_WHAT TO PRODUCE_:
Go through the listing and set it down exactly, leaving out its pictures.

_INFORMATION SHOWN_:
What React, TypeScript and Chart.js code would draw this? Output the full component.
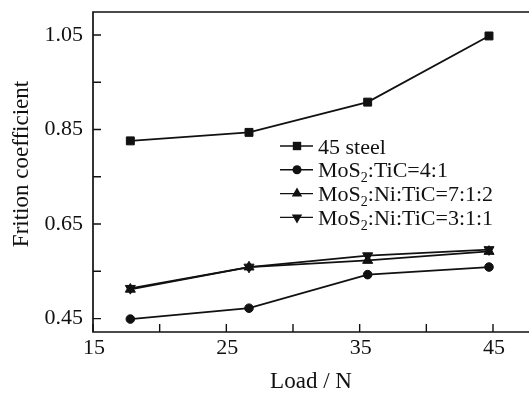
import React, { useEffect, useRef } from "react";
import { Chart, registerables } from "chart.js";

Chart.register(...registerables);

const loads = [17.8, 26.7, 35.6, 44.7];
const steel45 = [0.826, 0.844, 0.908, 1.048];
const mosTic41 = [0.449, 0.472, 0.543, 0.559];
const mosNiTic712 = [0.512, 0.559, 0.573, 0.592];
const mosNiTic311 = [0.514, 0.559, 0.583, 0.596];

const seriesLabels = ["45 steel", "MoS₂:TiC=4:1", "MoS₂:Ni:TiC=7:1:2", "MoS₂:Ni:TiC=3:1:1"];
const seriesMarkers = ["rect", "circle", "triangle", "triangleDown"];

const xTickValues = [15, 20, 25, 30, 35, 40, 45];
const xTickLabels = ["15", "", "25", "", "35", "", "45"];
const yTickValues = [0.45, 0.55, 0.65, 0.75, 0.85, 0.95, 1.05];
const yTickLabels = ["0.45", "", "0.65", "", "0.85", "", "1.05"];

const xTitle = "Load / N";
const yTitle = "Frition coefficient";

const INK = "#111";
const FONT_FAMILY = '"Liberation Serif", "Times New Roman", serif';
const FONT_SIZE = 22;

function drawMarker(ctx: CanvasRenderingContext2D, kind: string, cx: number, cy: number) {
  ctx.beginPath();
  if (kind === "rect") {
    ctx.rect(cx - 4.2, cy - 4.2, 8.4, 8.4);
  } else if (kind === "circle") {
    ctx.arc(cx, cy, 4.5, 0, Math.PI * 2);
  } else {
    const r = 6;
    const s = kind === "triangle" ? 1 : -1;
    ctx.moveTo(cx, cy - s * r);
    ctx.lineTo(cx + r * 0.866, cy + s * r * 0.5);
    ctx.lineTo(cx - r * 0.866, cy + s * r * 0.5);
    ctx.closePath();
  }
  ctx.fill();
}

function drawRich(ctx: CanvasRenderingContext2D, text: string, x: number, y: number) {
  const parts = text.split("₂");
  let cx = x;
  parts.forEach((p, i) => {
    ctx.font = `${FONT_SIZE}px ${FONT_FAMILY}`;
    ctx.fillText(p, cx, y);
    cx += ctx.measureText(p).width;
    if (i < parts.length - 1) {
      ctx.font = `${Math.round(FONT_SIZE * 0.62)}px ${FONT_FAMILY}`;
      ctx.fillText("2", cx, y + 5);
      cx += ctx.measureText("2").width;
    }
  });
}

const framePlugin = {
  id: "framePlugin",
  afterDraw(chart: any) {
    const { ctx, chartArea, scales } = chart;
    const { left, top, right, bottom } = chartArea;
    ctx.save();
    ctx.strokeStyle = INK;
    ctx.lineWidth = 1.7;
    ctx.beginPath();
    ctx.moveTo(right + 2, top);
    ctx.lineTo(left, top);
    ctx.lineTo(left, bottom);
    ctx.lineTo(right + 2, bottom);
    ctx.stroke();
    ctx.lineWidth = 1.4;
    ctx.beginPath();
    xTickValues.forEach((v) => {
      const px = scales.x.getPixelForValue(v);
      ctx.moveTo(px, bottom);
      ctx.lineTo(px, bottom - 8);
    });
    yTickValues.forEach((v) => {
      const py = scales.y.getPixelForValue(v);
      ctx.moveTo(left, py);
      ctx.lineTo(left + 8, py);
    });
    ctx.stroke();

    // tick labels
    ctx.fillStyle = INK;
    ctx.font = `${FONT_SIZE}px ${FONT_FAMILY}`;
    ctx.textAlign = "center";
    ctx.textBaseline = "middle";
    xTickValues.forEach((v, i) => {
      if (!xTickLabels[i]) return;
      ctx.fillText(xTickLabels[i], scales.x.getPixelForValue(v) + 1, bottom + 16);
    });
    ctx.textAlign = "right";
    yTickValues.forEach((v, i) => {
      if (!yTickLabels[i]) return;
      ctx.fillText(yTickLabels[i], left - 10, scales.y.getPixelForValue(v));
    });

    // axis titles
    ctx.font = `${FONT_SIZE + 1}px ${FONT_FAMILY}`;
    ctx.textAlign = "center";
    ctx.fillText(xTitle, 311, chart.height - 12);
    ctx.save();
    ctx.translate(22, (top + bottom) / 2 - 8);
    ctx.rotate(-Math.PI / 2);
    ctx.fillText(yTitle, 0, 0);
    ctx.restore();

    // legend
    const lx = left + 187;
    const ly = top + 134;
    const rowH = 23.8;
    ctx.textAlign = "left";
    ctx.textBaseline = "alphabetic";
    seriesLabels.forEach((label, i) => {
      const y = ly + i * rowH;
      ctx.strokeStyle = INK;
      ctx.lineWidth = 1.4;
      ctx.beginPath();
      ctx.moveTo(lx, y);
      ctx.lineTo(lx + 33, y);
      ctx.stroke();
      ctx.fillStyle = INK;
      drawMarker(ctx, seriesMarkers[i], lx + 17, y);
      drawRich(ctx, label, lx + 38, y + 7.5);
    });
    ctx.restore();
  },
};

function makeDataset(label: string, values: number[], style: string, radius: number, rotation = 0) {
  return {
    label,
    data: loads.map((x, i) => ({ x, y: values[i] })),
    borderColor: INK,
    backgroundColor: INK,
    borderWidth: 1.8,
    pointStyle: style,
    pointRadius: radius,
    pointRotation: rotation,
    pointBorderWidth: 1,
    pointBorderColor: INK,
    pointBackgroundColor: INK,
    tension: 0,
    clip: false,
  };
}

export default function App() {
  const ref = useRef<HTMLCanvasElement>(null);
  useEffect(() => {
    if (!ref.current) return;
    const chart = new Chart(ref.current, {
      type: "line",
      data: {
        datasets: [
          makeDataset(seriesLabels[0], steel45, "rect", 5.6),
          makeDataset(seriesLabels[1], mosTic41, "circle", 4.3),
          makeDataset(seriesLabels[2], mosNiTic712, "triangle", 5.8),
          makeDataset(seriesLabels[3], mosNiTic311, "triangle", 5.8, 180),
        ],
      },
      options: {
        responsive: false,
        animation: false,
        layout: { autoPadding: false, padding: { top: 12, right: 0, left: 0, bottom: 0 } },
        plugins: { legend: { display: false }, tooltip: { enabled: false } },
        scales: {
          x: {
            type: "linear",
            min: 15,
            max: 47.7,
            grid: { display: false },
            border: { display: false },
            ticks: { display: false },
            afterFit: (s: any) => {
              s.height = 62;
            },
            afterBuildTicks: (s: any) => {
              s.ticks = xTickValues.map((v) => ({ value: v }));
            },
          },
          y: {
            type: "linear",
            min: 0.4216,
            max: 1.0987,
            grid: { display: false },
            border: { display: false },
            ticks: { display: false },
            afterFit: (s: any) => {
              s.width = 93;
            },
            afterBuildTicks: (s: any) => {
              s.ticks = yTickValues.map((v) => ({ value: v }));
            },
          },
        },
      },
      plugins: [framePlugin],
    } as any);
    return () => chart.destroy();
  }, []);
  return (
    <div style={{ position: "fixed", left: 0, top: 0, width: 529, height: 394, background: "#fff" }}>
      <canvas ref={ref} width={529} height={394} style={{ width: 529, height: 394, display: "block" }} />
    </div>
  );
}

_FINISHED EXERCISE_:
What React, TypeScript and Chart.js code would draw this? Output the full component.
import React, { useEffect, useRef } from "react";
import { Chart, registerables } from "chart.js";

Chart.register(...registerables);

const loads = [17.8, 26.7, 35.6, 44.7];
const steel45 = [0.826, 0.844, 0.908, 1.048];
const mosTic41 = [0.449, 0.472, 0.543, 0.559];
const mosNiTic712 = [0.512, 0.559, 0.573, 0.592];
const mosNiTic311 = [0.514, 0.559, 0.583, 0.596];

const seriesLabels = ["45 steel", "MoS₂:TiC=4:1", "MoS₂:Ni:TiC=7:1:2", "MoS₂:Ni:TiC=3:1:1"];
const seriesMarkers = ["rect", "circle", "triangle", "triangleDown"];

const xTickValues = [15, 20, 25, 30, 35, 40, 45];
const xTickLabels = ["15", "", "25", "", "35", "", "45"];
const yTickValues = [0.45, 0.55, 0.65, 0.75, 0.85, 0.95, 1.05];
const yTickLabels = ["0.45", "", "0.65", "", "0.85", "", "1.05"];

const xTitle = "Load / N";
const yTitle = "Frition coefficient";

const INK = "#111";
const FONT_FAMILY = '"Liberation Serif", "Times New Roman", serif';
const FONT_SIZE = 22;

function drawMarker(ctx: CanvasRenderingContext2D, kind: string, cx: number, cy: number) {
  ctx.beginPath();
  if (kind === "rect") {
    ctx.rect(cx - 4.2, cy - 4.2, 8.4, 8.4);
  } else if (kind === "circle") {
    ctx.arc(cx, cy, 4.5, 0, Math.PI * 2);
  } else {
    const r = 6;
    const s = kind === "triangle" ? 1 : -1;
    ctx.moveTo(cx, cy - s * r);
    ctx.lineTo(cx + r * 0.866, cy + s * r * 0.5);
    ctx.lineTo(cx - r * 0.866, cy + s * r * 0.5);
    ctx.closePath();
  }
  ctx.fill();
}

function drawRich(ctx: CanvasRenderingContext2D, text: string, x: number, y: number) {
  const parts = text.split("₂");
  let cx = x;
  parts.forEach((p, i) => {
    ctx.font = `${FONT_SIZE}px ${FONT_FAMILY}`;
    ctx.fillText(p, cx, y);
    cx += ctx.measureText(p).width;
    if (i < parts.length - 1) {
      ctx.font = `${Math.round(FONT_SIZE * 0.62)}px ${FONT_FAMILY}`;
      ctx.fillText("2", cx, y + 5);
      cx += ctx.measureText("2").width;
    }
  });
}

const framePlugin = {
  id: "framePlugin",
  afterDraw(chart: any) {
    const { ctx, chartArea, scales } = chart;
    const { left, top, right, bottom } = chartArea;
    ctx.save();
    ctx.strokeStyle = INK;
    ctx.lineWidth = 1.7;
    ctx.beginPath();
    ctx.moveTo(right + 2, top);
    ctx.lineTo(left, top);
    ctx.lineTo(left, bottom);
    ctx.lineTo(right + 2, bottom);
    ctx.stroke();
    ctx.lineWidth = 1.4;
    ctx.beginPath();
    xTickValues.forEach((v) => {
      const px = scales.x.getPixelForValue(v);
      ctx.moveTo(px, bottom);
      ctx.lineTo(px, bottom - 8);
    });
    yTickValues.forEach((v) => {
      const py = scales.y.getPixelForValue(v);
      ctx.moveTo(left, py);
      ctx.lineTo(left + 8, py);
    });
    ctx.stroke();

    // tick labels
    ctx.fillStyle = INK;
    ctx.font = `${FONT_SIZE}px ${FONT_FAMILY}`;
    ctx.textAlign = "center";
    ctx.textBaseline = "middle";
    xTickValues.forEach((v, i) => {
      if (!xTickLabels[i]) return;
      ctx.fillText(xTickLabels[i], scales.x.getPixelForValue(v) + 1, bottom + 16);
    });
    ctx.textAlign = "right";
    yTickValues.forEach((v, i) => {
      if (!yTickLabels[i]) return;
      ctx.fillText(yTickLabels[i], left - 10, scales.y.getPixelForValue(v));
    });

    // axis titles
    ctx.font = `${FONT_SIZE + 1}px ${FONT_FAMILY}`;
    ctx.textAlign = "center";
    ctx.fillText(xTitle, 311, chart.height - 12);
    ctx.save();
    ctx.translate(22, (top + bottom) / 2 - 8);
    ctx.rotate(-Math.PI / 2);
    ctx.fillText(yTitle, 0, 0);
    ctx.restore();

    // legend
    const lx = left + 187;
    const ly = top + 134;
    const rowH = 23.8;
    ctx.textAlign = "left";
    ctx.textBaseline = "alphabetic";
    seriesLabels.forEach((label, i) => {
      const y = ly + i * rowH;
      ctx.strokeStyle = INK;
      ctx.lineWidth = 1.4;
      ctx.beginPath();
      ctx.moveTo(lx, y);
      ctx.lineTo(lx + 33, y);
      ctx.stroke();
      ctx.fillStyle = INK;
      drawMarker(ctx, seriesMarkers[i], lx + 17, y);
      drawRich(ctx, label, lx + 38, y + 7.5);
    });
    ctx.restore();
  },
};

function makeDataset(label: string, values: number[], style: string, radius: number, rotation = 0) {
  return {
    label,
    data: loads.map((x, i) => ({ x, y: values[i] })),
    borderColor: INK,
    backgroundColor: INK,
    borderWidth: 1.8,
    pointStyle: style,
    pointRadius: radius,
    pointRotation: rotation,
    pointBorderWidth: 1,
    pointBorderColor: INK,
    pointBackgroundColor: INK,
    tension: 0,
    clip: false,
  };
}

export default function App() {
  const ref = useRef<HTMLCanvasElement>(null);
  useEffect(() => {
    if (!ref.current) return;
    const chart = new Chart(ref.current, {
      type: "line",
      data: {
        datasets: [
          makeDataset(seriesLabels[0], steel45, "rect", 5.6),
          makeDataset(seriesLabels[1], mosTic41, "circle", 4.3),
          makeDataset(seriesLabels[2], mosNiTic712, "triangle", 5.8),
          makeDataset(seriesLabels[3], mosNiTic311, "triangle", 5.8, 180),
        ],
      },
      options: {
        responsive: false,
        animation: false,
        layout: { autoPadding: false, padding: { top: 12, right: 0, left: 0, bottom: 0 } },
        plugins: { legend: { display: false }, tooltip: { enabled: false } },
        scales: {
          x: {
            type: "linear",
            min: 15,
            max: 47.7,
            grid: { display: false },
            border: { display: false },
            ticks: { display: false },
            afterFit: (s: any) => {
              s.height = 62;
            },
            afterBuildTicks: (s: any) => {
              s.ticks = xTickValues.map((v) => ({ value: v }));
            },
          },
          y: {
            type: "linear",
            min: 0.4216,
            max: 1.0987,
            grid: { display: false },
            border: { display: false },
            ticks: { display: false },
            afterFit: (s: any) => {
              s.width = 93;
            },
            afterBuildTicks: (s: any) => {
              s.ticks = yTickValues.map((v) => ({ value: v }));
            },
          },
        },
      },
      plugins: [framePlugin],
    } as any);
    return () => chart.destroy();
  }, []);
  return (
    <div style={{ position: "fixed", left: 0, top: 0, width: 529, height: 394, background: "#fff" }}>
      <canvas ref={ref} width={529} height={394} style={{ width: 529, height: 394, display: "block" }} />
    </div>
  );
}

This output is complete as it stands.